The Drawing Revealed exhibit was written up by Ben Genocchio in the NY Times, and by Beth Wilson in Chronogram who in the same column also mentioned Van Brunt Gallery's Little Big Things exhibit.
A write up of the Times writeup of the exhibit appeared in the PCNR in early Feb.

Field Trip to HVCCA: portfolio review, delivering mags

Thanks to everyone that dropped off magazines and catalogs yesterday. I the mags down to HVCCA today, and passed the mags on to an appreciative Chris Jones, the museum's artist in residence for the next several months. I spoke to Chris for a while on his process of creating his work and the transformation of his collage materials. I snapped these photos in his studio space in the museum's upper level gallery where he's been working for the last two weeks. An exhibit of work created during Chris' residency will open on May 18. So stay tuned. An earlier post, included an image of a collaged motorcycle sculpture made by Chris. There's a much more readable image on his home page, just click the link under his name above.

Several pieces of different scale are in the early stage of development.
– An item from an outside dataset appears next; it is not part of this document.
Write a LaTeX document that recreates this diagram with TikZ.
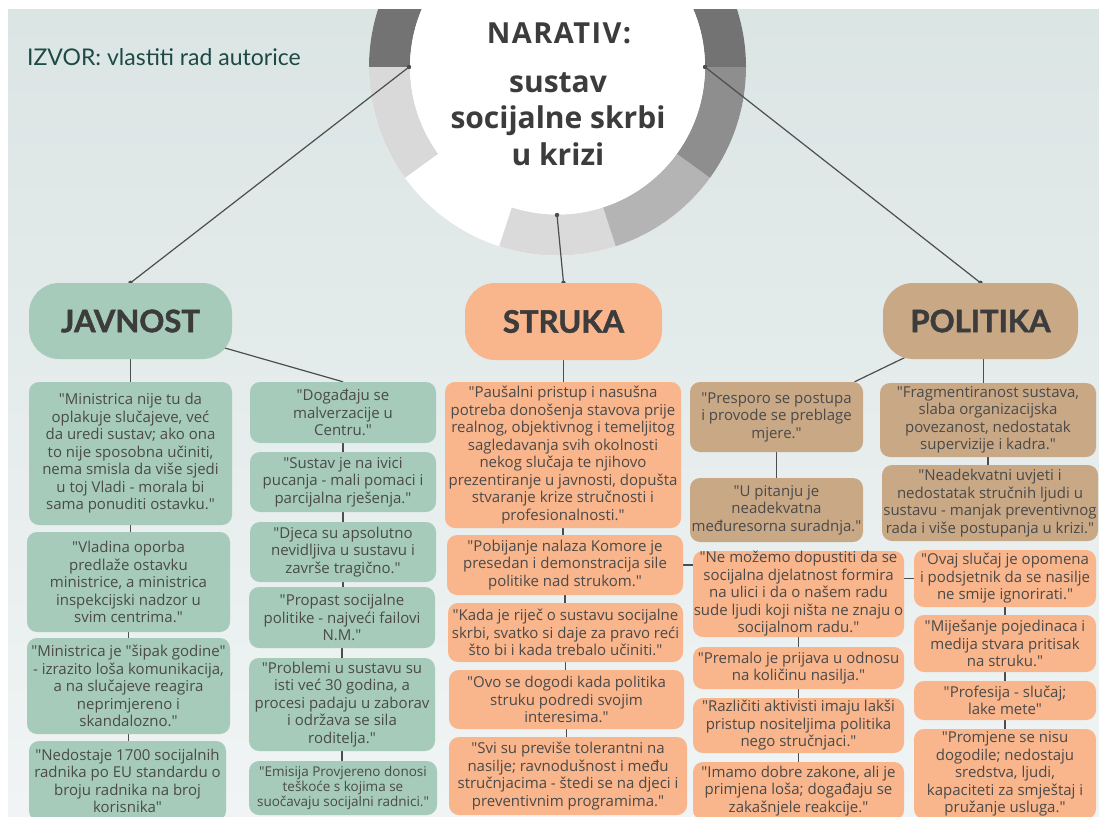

Playing on the textures in the magazine imagery, some pieces are already taking on uncanny, decidedly un-paper characteristics.
The collection of materials will continue, so keep saving your magazines over the next several weeks, and I'll make another run down to Peekskill on March 30 for the museum's next panel discussion -more on that later. If you have magazines you want to pass along, let me know or take them down to the museum yourself.
I was at HVCCA today to attend the portfolio review day. Nearly 100 artists had an opportunity to get 15 minutes of one on one time with one of six reviewers. I saw several familiar names on the posted lists of review time slots and reviewer assignments.
I'm interested to hear how beneficial this event was for other attendees. Please feel free to comment below. I've never participated in one of these types of reviews and it's sort a blur to me. I think as with any good critique group, it helps to have clear questions you'd like answered in mind, and I didn't have any off hand. The main thing I came away with is an intent to refine the way I speak about my work, particularly with a very short opportunity.

Images from March 1 opening at Van Brunt Gallery

Here are some images from last night's opening at Van Brunt Gallery.



Michael Zansky's photographs and rotating googley eyed Washington head.


Sculpture and prints by Ed Smith on left and Thomas Huber's hexagonal paintings.

Thomas Huber and Michael Zansky standing in front of Ed Smith's work.

Saturday, March 01, 2008

The Legend of the Headless Art Foundation

image from Disney's "The Adventures of Ichabod and Mr. Toad" via Azathoth's Abode on the Plateau of Leng

Was it mere coincidence, or a knowing form of artworld commentary that the TNT network broadcast Tim Burton's Sleepy Hollow last night just hours after Tyler Green served up a heaping MANscoop about Jeffrey Weiss stepping down as head of the Dia Foundation after nine months? Given the film is shown every three weeks on the network, the incident must surely be coincidental if not poetic. As I've only ever seen snippets of the film, and I've never seen the end, I don't know how fully fitting the analogy might be.
Anyway, Carol Vogel reports on the story in this morning's NY Times. Weiss told Vogel that he feels he was ill suited for the job, and it took him astray from the academic and curatorial activity he holds dear.